Пискаревский летописец | страница 77



.

Слабость личностного начала в древнерусской литературе приводит к тому, что к ней неприменимо понятие индивидуального авторского стиля. В. В. Виноградов связывает проблему поиска авторского стиля с анализом и структурным воссозданием творческой личности автора. Но для средневековой литературы это сделать сложно, так как в ней «категория индивидуального стиля не выступает как фактор литературной дифференциации и оценки произведений словесного творчества почти до самого конца XVII в.»[300].

Отсутствие индивидуального авторского стиля приводит к тому, что в средневековой литературе сложно выделить автора из текста, а также атрибутировать текст определенному автору: «У нас есть тексты без авторов, авторы без текстов, произведения, которые имеют более чем одного автора, и произведения, принадлежащие единому автору»[301]. Хорст Венцель приводит латинский перевод слова «автор» в Средневековье.
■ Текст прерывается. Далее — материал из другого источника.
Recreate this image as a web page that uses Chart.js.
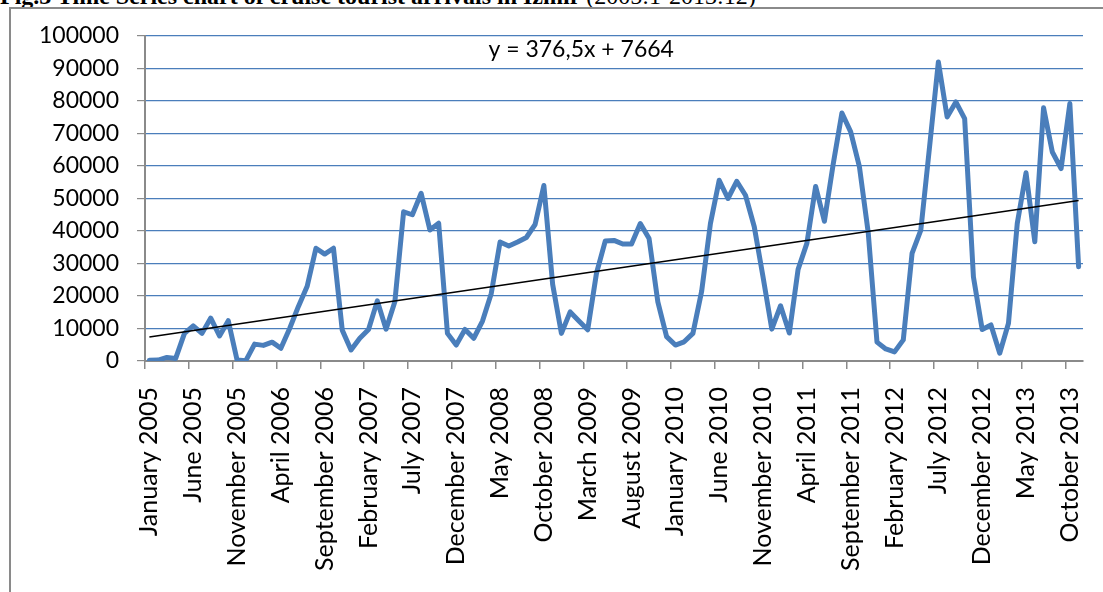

Это первоначальный творец, инициатор, поручитель, свидетель, пророк, учитель. Отсюда следует, что мы меньше всего можем представить автора как историческое лицо, которое можно исторически сконструировать из текста[302]. В средневековой литературе, как правило, не автор приводил текст, а текст приводил автора. Авторство не обязательно приписывалось тому, кто являлся автором в соответствии с современными представлениям. Поэтому Хорст Венцель пишет, что понятие авторства охватывало не только поэтов, писцов, редакторов, но и общественное распространение, литературную стилизацию и фиксацию в миниатюрах изображений, с которыми ассоциировалось производство текстов в Средние века[303]. Собственно письменный текст часто не имел здесь самостоятельного значения, а служил только пояснением к изображению. Создателями средневекового произведения был не только тот, кому принадлежал замысел сочинения, ими являлись и переписчики, и миниатюристы.

В Средневековье не видели существенной разницы между писателем и читателем. Средневековый кодекс чтения предоставлял читателю возможность писать на полях и усваивать текст посредством комментария[304]. Современная исследовательница Л. В. Столярова, изучающая рукописные книги XI–XIV вв., отметила читательские записи на полях. Но они не представляли собой какой -либо ценности в глазах средневекового человека, помещались в самых неудобных местах, нередко писались плохими чернилами. Все же труд писца кодекса вовсе не был анонимным: «Вопреки сложившейся в историографии точки зрения об анонимности труда древнерусских книжников, последние отнюдь не скрывали своего имени, однако стремились к составлению уничижительных самохарактеристик – дани авторской „скромности“ и проявлению величия богоугодного труда писца»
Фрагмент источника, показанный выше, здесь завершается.